New small businesses coming to town

March 11, 2018

 From Elizabeth Ave. Station’s opening in the warehouse district to the several new restaurants Clematis Street welcomed this past year, West Palm Beach is experiencing a steady growth of local businesses.

 

Ambitious business owners are seeking a growing market, and it seems West Palm Beach has the means to deliver.

 

One success story involves a “boutique butcher shop” and a timely multi-business warehouse project.

 

Bradley Grace of Grace’s Fine Foods moved to Florida from New York to open a sausage shop in the West Palm Beach market. When he caught word of the warehouse district’s newest real estate opportunity, Grandview Public Market, he decided to open up shop there.

 

“This is only our second day. We’ve been doing good,” Grace said on Wednesday.

 

Florida’s biodiversity and local farms have been catching the eyes of local restaurant owners like Grace.

 

“Florida is a really biodiverse state, but we don’t really think that way. Chefs are starting to go to places like that, and Florida happens to be one of those places,” Grace said. “So I came back here, and when I heard about Grandview I figured this would be a really great place to start my business. There’s a lower overhead, and the constant flow of people.”

 

Grandview Public Market operates like a small shopping mall, hosting mainly restaurants (namely Celis Produce, Rabbit Coffee Roasting Co. and Zipitos) as well as a couple small retail shops. With plenty of indoor and outdoor seating, all decorated with trendy modern decor while keeping a warehouse feel, Grandview has been attracting crowds even before their official grand opening.

 

“In a setting like this, we’re building each other up,” Grace said. “We all want success, no one wants to best anyone else. That being said, we’re all respectful of each other’s menus. For example, if Claire’s has a burger on the menu, I’m not going to run a burger or directly try to compete with them.”

 

Local businesses are learning to work with the seasonal market that South Florida is known for.

 

“It’s a snowbird kind of area,” Grace said. “I think now with the more chef-driven restaurants that are happening, yeah, there’s definitely more competition because there’s more talent down here than there’s ever been.”

 

The West Palm Beach business scene has even attracted international attention.

 

 

Loic Autret, a French baker, left his original Delray Beach bakery to explore the West Palm Beach market. He and his wife recently opened the doors to Loic Bakery Cafe Bar on Hibiscus Avenue, and the local project has been a success so far.

 

Gabi Bondor, one of Loic’s co-owners and investors, sees a promising future for the shop.

 

“We feel like West Palm is up-and-coming,” Bondor said. “We have a lot of high rises, which really wasn’t the situation back in the day when we only had mansions and family homes. The condo setup is changing the landscape for younger generations to come and rent here.”

 

Bondor is Hungarian and currently resides in New York City, although she spends some amount of time in South Florida to work with the Autrets.

 

When asked about her interest in a Floridian market as opposed to a European location, Bondor reflected on Miami’s business boom over the years.

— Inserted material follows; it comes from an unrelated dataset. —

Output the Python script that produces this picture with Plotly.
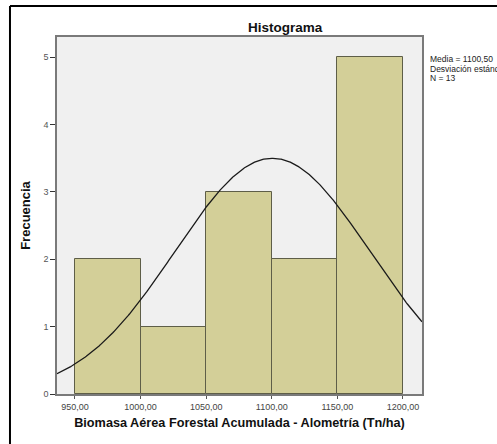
import numpy as np
import plotly.graph_objects as go

# Histogram bins (Tn/ha) and frequencies
bin_edges = [950, 1000, 1050, 1100, 1150, 1200]
frequencies = [2, 1, 3, 2, 5]

# Summary statistics shown beside the plot
media = 1100.50
desviacion = 74.10
n_obs = 13

x_tick_vals = [950, 1000, 1050, 1100, 1150, 1200]
x_tick_text = ["950,00", "1000,00", "1050,00", "1100,00", "1150,00", "1200,00"]
y_tick_vals = [0, 1, 2, 3, 4, 5]

x_range = [936.3, 1214.5]
y_range = [0, 5.3]

centers = [(a + b) / 2 for a, b in zip(bin_edges[:-1], bin_edges[1:])]
widths = [b - a for a, b in zip(bin_edges[:-1], bin_edges[1:])]

# Fitted normal curve scaled to counts
bw = widths[0]
xs = np.linspace(x_range[0], x_range[1], 400)
ys = n_obs * bw / (desviacion * np.sqrt(2 * np.pi)) * np.exp(-0.5 * ((xs - media) / desviacion) ** 2)

fig = go.Figure()
fig.add_trace(go.Bar(
    x=centers, y=frequencies, width=widths,
    marker=dict(color="#D3CF98", line=dict(color="#5e5e48", width=1)),
    hoverinfo="x+y",
))
fig.add_trace(go.Scatter(
    x=xs, y=ys, mode="lines",
    line=dict(color="#1a1a1a", width=1.3),
    hoverinfo="skip",
))

font_family = "Liberation Sans, Arial, sans-serif"

# plot area spans pixels x 57..422, y 37..394
PLOT_H = 357.0


def paper_y(py):
    return (394.0 - py) / PLOT_H


stat_lines = [
    f"Media = {media:.2f}".replace(".", ","),
    f"Desviación estándar = {desviacion:.2f}".replace(".", ","),
    f"N = {n_obs}",
]
stat_annotations = [
    dict(x=1.0164, y=paper_y(59 + 9.5 * i), xref="paper", yref="paper",
         xanchor="left", yanchor="middle", align="left", showarrow=False,
         text=line, font=dict(size=8.5, color="#222222"))
    for i, line in enumerate(stat_lines)
]

fig.update_layout(
    width=497, height=444,
    margin=dict(l=57, r=75, t=37, b=50),
    paper_bgcolor="white",
    plot_bgcolor="#F0F0F0",
    showlegend=False,
    bargap=0,
    font=dict(family=font_family, size=9, color="#333333"),
    title=dict(
        text="<b>Histograma</b>", x=0.625, xref="paper", xanchor="center",
        y=1, yref="paper", yanchor="bottom", pad=dict(b=5),
        font=dict(size=13.5, color="#111111"),
    ),
    xaxis=dict(
        range=x_range, tickvals=x_tick_vals, ticktext=x_tick_text,
        ticks="outside", ticklen=3, tickcolor="#555555",
        showgrid=False, zeroline=False,
        showline=True, linecolor="#7a7a7a", linewidth=1.5, mirror=True,
        tickfont=dict(size=9, color="#444444"),
        title=dict(text="<b>Biomasa Aérea Forestal Acumulada - Alometría (Tn/ha)</b>",
                   font=dict(size=12.7, color="#111111"), standoff=8),
    ),
    yaxis=dict(
        range=y_range, tickvals=y_tick_vals,
        ticks="outside", ticklen=5, tickcolor="#333333",
        showgrid=False, zeroline=False,
        showline=True, linecolor="#7a7a7a", linewidth=1.5, mirror=True,
        tickfont=dict(size=9, color="#555555"),
        title=dict(text="<b>Frecuencia</b>", font=dict(size=13, color="#111111"), standoff=10),
    ),
    annotations=stat_annotations,
    shapes=[
        # outer frame (left and top edges visible)
        dict(type="line", xref="paper", yref="paper",
             x0=-0.1288, x1=-0.1288, y0=1.0868, y1=-0.2, line=dict(color="black", width=2)),
        dict(type="line", xref="paper", yref="paper",
             x0=-0.1288, x1=1.3, y0=1.0868, y1=1.0868, line=dict(color="black", width=2)),
    ],
)

fig.write_html("out.html")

“We felt like downtown West Palm Beach is going through a similar development to what Miami went through in the ‘80s, the Fort Lauderdale and Delray, and now Downtown West Palm,” Bondor said.

 

Loic is located on the first floor of the City Palms building at 480 Hibiscus St. Because of the location, the bakery attracts many City Palms residents as well as Palm Beach Atlantic University students.

 

 

Bondor says Loic Bakery’s success will rely mainly on locals, varying from the tourist-saturated ways of Clematis Street.

 

“When we have someone come through the door, we have to make sure it’s an experience and the experience results in a returning customer,” Bondor said.

 

In addition to restaurant growth, Clematis Street is looking to up their retail game.

 

As reported by the Department of Downtown Development’s online blog, “A Guy On Clematis,” the city has proposed a plan to fund 12 small retail pop-ups for 12 months.

 

Since the opening of City Place, Clematis Street has seen a decline in retail shopping overall. The city’s proposal, deemed the “12 x 12 Pop-Up to Rent” plan, is funded by a $180,200 grant won from the Knight Foundation and is designed to revitalize the shopping activity on the strip.

 

“It won’t be pizza, vape, or coffee shops,” West Palm Beach Economic Development Director

Chris Roog told Aaron Wormus, a writer for “A Guy On Clematis.”

 

It seems the overall goal is to diversify Clematis Street, creating an environment suitable for small businesses of all types to thrive in.

 

“We want to add a different type component and retailer to the street,” Roog said.

 

Because of this plan, locals can expect to see more retail pop-ups on Clematis in the coming months.